■ **Supplied material**:

——

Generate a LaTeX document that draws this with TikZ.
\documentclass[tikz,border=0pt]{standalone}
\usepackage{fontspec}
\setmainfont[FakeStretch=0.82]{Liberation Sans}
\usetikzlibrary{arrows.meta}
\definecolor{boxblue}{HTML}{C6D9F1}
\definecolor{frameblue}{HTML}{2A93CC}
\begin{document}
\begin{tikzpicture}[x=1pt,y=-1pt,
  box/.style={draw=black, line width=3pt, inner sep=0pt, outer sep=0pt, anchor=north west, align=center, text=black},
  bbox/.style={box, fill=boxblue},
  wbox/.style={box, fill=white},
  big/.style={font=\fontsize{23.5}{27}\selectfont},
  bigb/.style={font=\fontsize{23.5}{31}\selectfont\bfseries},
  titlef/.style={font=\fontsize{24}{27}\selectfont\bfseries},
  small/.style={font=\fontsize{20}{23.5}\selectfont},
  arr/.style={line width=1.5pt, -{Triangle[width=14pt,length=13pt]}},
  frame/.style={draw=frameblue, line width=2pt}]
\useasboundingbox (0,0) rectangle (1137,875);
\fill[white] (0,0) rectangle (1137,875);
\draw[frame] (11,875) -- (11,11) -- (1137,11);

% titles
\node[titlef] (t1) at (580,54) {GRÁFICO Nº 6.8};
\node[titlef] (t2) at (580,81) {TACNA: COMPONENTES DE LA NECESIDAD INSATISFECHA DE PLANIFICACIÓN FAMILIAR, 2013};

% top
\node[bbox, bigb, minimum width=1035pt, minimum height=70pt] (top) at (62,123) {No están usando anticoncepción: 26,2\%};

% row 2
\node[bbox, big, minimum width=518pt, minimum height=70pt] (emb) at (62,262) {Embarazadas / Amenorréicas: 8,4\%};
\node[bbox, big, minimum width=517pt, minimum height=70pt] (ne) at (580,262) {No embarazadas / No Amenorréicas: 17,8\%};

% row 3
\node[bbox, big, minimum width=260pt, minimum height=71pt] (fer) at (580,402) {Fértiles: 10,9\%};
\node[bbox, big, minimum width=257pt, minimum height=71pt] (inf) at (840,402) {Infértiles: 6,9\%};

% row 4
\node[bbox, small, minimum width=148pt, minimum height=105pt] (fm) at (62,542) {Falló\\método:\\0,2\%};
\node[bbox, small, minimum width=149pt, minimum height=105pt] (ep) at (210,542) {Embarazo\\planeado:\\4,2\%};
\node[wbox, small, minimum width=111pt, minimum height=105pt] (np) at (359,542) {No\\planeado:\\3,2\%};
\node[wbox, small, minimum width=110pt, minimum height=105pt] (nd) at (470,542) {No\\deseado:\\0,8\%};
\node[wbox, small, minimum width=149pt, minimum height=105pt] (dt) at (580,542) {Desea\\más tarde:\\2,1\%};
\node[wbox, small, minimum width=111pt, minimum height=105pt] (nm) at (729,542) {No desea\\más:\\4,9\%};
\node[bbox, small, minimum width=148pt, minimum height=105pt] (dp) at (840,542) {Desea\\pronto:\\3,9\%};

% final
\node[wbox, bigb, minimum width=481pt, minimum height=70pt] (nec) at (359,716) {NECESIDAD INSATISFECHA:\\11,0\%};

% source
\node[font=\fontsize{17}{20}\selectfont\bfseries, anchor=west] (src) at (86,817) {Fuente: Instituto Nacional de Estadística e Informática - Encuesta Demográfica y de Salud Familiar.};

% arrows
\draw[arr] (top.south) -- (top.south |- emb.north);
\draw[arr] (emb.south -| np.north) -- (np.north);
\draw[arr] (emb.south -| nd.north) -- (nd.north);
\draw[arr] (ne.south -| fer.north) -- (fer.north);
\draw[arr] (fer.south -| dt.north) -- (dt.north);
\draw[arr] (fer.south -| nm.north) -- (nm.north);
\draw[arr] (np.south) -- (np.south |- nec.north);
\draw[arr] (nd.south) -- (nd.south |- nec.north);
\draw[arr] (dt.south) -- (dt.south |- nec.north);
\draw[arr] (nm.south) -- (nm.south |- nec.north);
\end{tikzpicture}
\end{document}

——

■ **Directions**:
Using the listing above, retype each line exactly.

■ **Output below**:
Generate a LaTeX document that draws this with TikZ.
\documentclass[tikz,border=0pt]{standalone}
\usepackage{fontspec}
\setmainfont[FakeStretch=0.82]{Liberation Sans}
\usetikzlibrary{arrows.meta}
\definecolor{boxblue}{HTML}{C6D9F1}
\definecolor{frameblue}{HTML}{2A93CC}
\begin{document}
\begin{tikzpicture}[x=1pt,y=-1pt,
  box/.style={draw=black, line width=3pt, inner sep=0pt, outer sep=0pt, anchor=north west, align=center, text=black},
  bbox/.style={box, fill=boxblue},
  wbox/.style={box, fill=white},
  big/.style={font=\fontsize{23.5}{27}\selectfont},
  bigb/.style={font=\fontsize{23.5}{31}\selectfont\bfseries},
  titlef/.style={font=\fontsize{24}{27}\selectfont\bfseries},
  small/.style={font=\fontsize{20}{23.5}\selectfont},
  arr/.style={line width=1.5pt, -{Triangle[width=14pt,length=13pt]}},
  frame/.style={draw=frameblue, line width=2pt}]
\useasboundingbox (0,0) rectangle (1137,875);
\fill[white] (0,0) rectangle (1137,875);
\draw[frame] (11,875) -- (11,11) -- (1137,11);

% titles
\node[titlef] (t1) at (580,54) {GRÁFICO Nº 6.8};
\node[titlef] (t2) at (580,81) {TACNA: COMPONENTES DE LA NECESIDAD INSATISFECHA DE PLANIFICACIÓN FAMILIAR, 2013};

% top
\node[bbox, bigb, minimum width=1035pt, minimum height=70pt] (top) at (62,123) {No están usando anticoncepción: 26,2\%};

% row 2
\node[bbox, big, minimum width=518pt, minimum height=70pt] (emb) at (62,262) {Embarazadas / Amenorréicas: 8,4\%};
\node[bbox, big, minimum width=517pt, minimum height=70pt] (ne) at (580,262) {No embarazadas / No Amenorréicas: 17,8\%};

% row 3
\node[bbox, big, minimum width=260pt, minimum height=71pt] (fer) at (580,402) {Fértiles: 10,9\%};
\node[bbox, big, minimum width=257pt, minimum height=71pt] (inf) at (840,402) {Infértiles: 6,9\%};

% row 4
\node[bbox, small, minimum width=148pt, minimum height=105pt] (fm) at (62,542) {Falló\\método:\\0,2\%};
\node[bbox, small, minimum width=149pt, minimum height=105pt] (ep) at (210,542) {Embarazo\\planeado:\\4,2\%};
\node[wbox, small, minimum width=111pt, minimum height=105pt] (np) at (359,542) {No\\planeado:\\3,2\%};
\node[wbox, small, minimum width=110pt, minimum height=105pt] (nd) at (470,542) {No\\deseado:\\0,8\%};
\node[wbox, small, minimum width=149pt, minimum height=105pt] (dt) at (580,542) {Desea\\más tarde:\\2,1\%};
\node[wbox, small, minimum width=111pt, minimum height=105pt] (nm) at (729,542) {No desea\\más:\\4,9\%};
\node[bbox, small, minimum width=148pt, minimum height=105pt] (dp) at (840,542) {Desea\\pronto:\\3,9\%};

% final
\node[wbox, bigb, minimum width=481pt, minimum height=70pt] (nec) at (359,716) {NECESIDAD INSATISFECHA:\\11,0\%};

% source
\node[font=\fontsize{17}{20}\selectfont\bfseries, anchor=west] (src) at (86,817) {Fuente: Instituto Nacional de Estadística e Informática - Encuesta Demográfica y de Salud Familiar.};

% arrows
\draw[arr] (top.south) -- (top.south |- emb.north);
\draw[arr] (emb.south -| np.north) -- (np.north);
\draw[arr] (emb.south -| nd.north) -- (nd.north);
\draw[arr] (ne.south -| fer.north) -- (fer.north);
\draw[arr] (fer.south -| dt.north) -- (dt.north);
\draw[arr] (fer.south -| nm.north) -- (nm.north);
\draw[arr] (np.south) -- (np.south |- nec.north);
\draw[arr] (nd.south) -- (nd.south |- nec.north);
\draw[arr] (dt.south) -- (dt.south |- nec.north);
\draw[arr] (nm.south) -- (nm.south |- nec.north);
\end{tikzpicture}
\end{document}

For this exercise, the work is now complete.